> _Data shown_
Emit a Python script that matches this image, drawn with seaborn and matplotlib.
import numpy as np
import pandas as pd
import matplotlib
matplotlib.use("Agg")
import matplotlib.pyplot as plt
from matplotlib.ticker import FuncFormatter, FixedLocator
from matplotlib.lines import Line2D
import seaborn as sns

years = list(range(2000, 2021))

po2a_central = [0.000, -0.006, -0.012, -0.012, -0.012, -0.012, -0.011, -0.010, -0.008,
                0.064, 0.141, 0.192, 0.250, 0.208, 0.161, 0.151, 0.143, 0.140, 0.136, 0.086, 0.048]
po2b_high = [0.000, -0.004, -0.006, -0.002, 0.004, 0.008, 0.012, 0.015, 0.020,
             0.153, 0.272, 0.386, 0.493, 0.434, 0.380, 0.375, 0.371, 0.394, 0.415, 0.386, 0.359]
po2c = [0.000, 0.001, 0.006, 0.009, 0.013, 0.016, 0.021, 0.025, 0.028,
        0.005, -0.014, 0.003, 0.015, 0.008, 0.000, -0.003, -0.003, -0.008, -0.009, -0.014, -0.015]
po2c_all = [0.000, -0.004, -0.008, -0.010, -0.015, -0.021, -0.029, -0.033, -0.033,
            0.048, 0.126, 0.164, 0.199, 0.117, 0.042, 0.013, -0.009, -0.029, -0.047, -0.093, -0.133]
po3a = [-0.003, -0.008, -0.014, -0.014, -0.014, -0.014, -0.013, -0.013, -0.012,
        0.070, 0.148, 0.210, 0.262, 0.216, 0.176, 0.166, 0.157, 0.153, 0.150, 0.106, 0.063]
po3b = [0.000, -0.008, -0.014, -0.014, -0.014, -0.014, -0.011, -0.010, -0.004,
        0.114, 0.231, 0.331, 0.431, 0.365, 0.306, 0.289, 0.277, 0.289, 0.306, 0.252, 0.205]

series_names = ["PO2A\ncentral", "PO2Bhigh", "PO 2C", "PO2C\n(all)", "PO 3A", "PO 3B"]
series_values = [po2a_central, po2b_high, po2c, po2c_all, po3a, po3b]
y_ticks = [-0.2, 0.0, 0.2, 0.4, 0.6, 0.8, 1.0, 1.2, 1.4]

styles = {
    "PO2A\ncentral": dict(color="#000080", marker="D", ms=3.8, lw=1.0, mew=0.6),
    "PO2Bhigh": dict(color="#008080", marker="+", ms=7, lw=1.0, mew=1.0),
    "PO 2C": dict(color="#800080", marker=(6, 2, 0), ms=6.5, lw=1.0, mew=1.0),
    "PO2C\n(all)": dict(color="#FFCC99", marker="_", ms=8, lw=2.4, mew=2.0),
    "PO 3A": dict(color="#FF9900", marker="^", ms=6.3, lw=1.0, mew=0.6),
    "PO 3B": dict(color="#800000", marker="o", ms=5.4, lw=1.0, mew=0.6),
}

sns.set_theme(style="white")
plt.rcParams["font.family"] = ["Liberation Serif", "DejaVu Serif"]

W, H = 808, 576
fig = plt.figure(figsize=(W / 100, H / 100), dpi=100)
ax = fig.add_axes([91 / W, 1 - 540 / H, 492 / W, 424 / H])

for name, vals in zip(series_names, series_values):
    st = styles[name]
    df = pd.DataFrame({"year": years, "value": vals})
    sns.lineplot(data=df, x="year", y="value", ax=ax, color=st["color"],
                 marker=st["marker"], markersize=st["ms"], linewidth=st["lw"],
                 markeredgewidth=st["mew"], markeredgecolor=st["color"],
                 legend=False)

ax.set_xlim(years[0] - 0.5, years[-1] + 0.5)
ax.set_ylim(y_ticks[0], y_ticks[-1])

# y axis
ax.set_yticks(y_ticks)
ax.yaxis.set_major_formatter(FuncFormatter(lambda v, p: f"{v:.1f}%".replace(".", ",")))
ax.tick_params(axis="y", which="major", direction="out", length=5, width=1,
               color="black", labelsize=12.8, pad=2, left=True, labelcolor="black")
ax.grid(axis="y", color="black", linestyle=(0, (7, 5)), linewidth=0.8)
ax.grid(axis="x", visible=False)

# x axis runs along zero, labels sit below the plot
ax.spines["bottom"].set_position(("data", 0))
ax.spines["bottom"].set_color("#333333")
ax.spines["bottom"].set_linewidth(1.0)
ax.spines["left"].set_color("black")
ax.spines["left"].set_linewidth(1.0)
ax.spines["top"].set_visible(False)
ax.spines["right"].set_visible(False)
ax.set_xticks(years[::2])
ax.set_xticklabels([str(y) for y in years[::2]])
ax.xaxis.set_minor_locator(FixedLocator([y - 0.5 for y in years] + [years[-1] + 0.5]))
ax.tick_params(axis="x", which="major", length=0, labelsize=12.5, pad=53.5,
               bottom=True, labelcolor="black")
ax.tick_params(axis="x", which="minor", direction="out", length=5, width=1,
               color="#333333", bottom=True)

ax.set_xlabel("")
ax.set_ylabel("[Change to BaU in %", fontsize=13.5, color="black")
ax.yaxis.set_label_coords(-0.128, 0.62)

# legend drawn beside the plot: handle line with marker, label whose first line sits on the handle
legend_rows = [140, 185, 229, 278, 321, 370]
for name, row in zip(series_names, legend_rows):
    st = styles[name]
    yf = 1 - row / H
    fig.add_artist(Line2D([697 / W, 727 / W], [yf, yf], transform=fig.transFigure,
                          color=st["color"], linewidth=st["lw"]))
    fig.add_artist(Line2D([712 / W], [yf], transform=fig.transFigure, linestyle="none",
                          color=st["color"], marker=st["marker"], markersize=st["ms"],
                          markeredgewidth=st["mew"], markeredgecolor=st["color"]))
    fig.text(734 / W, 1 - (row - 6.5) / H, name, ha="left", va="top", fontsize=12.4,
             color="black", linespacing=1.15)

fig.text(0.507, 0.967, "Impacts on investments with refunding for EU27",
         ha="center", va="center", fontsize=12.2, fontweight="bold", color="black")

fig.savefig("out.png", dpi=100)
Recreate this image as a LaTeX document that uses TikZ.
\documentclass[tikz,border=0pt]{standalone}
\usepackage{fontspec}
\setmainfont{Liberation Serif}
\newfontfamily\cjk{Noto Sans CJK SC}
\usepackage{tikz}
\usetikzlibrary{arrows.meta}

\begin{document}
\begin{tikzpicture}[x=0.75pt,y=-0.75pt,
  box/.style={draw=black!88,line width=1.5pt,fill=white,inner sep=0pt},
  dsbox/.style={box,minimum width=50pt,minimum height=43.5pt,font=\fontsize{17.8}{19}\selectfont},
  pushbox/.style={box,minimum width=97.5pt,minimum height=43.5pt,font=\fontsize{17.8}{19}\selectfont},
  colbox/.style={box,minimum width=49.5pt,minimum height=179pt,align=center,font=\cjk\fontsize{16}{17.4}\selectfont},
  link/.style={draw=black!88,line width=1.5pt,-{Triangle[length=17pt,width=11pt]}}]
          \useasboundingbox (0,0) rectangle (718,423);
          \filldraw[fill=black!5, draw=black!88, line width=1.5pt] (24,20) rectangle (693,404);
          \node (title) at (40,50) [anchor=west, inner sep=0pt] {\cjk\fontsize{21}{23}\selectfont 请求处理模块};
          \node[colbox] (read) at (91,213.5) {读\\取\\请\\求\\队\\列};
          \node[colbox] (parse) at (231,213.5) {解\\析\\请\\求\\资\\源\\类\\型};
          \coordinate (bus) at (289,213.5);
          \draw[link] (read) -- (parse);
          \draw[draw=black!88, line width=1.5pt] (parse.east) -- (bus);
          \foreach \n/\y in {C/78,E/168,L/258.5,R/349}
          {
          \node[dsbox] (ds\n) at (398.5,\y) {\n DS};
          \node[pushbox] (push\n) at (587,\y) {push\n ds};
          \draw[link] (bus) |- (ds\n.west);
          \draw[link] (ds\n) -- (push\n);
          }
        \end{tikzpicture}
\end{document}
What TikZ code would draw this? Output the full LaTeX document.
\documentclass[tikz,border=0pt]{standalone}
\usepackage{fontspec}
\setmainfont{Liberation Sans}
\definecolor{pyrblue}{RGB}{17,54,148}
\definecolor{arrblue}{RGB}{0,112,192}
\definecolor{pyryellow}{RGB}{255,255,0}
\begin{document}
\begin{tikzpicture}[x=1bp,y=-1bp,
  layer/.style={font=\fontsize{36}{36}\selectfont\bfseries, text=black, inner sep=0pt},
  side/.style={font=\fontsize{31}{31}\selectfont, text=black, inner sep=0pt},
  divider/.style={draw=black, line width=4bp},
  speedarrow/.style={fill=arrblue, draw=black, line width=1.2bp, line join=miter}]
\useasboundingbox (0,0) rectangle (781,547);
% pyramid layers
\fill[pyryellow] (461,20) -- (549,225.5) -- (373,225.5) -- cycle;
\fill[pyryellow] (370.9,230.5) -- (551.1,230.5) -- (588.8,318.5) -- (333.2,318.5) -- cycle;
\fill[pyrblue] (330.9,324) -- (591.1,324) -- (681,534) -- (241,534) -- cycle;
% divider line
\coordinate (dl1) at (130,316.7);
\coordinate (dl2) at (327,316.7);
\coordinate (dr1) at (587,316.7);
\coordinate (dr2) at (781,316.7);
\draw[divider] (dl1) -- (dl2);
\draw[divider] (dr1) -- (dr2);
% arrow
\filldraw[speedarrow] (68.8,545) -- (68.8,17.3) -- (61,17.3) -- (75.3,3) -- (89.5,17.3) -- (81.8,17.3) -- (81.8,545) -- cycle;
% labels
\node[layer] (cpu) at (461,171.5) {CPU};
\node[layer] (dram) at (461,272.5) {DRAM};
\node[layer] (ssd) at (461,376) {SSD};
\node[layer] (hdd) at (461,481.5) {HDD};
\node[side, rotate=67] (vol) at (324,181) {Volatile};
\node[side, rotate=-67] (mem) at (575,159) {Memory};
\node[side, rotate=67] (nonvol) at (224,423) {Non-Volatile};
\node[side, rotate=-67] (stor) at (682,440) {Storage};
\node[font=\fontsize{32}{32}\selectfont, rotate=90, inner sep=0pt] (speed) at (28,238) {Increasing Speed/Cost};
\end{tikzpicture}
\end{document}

> _Written request_
Beginning at the top of the data, extract each line through the line containing "years = list(range(2000, 2021))" and return those lines exactly, with nothing added.

> _Answer below_
Emit a Python script that matches this image, drawn with seaborn and matplotlib.
import numpy as np
import pandas as pd
import matplotlib
matplotlib.use("Agg")
import matplotlib.pyplot as plt
from matplotlib.ticker import FuncFormatter, FixedLocator
from matplotlib.lines import Line2D
import seaborn as sns

years = list(range(2000, 2021))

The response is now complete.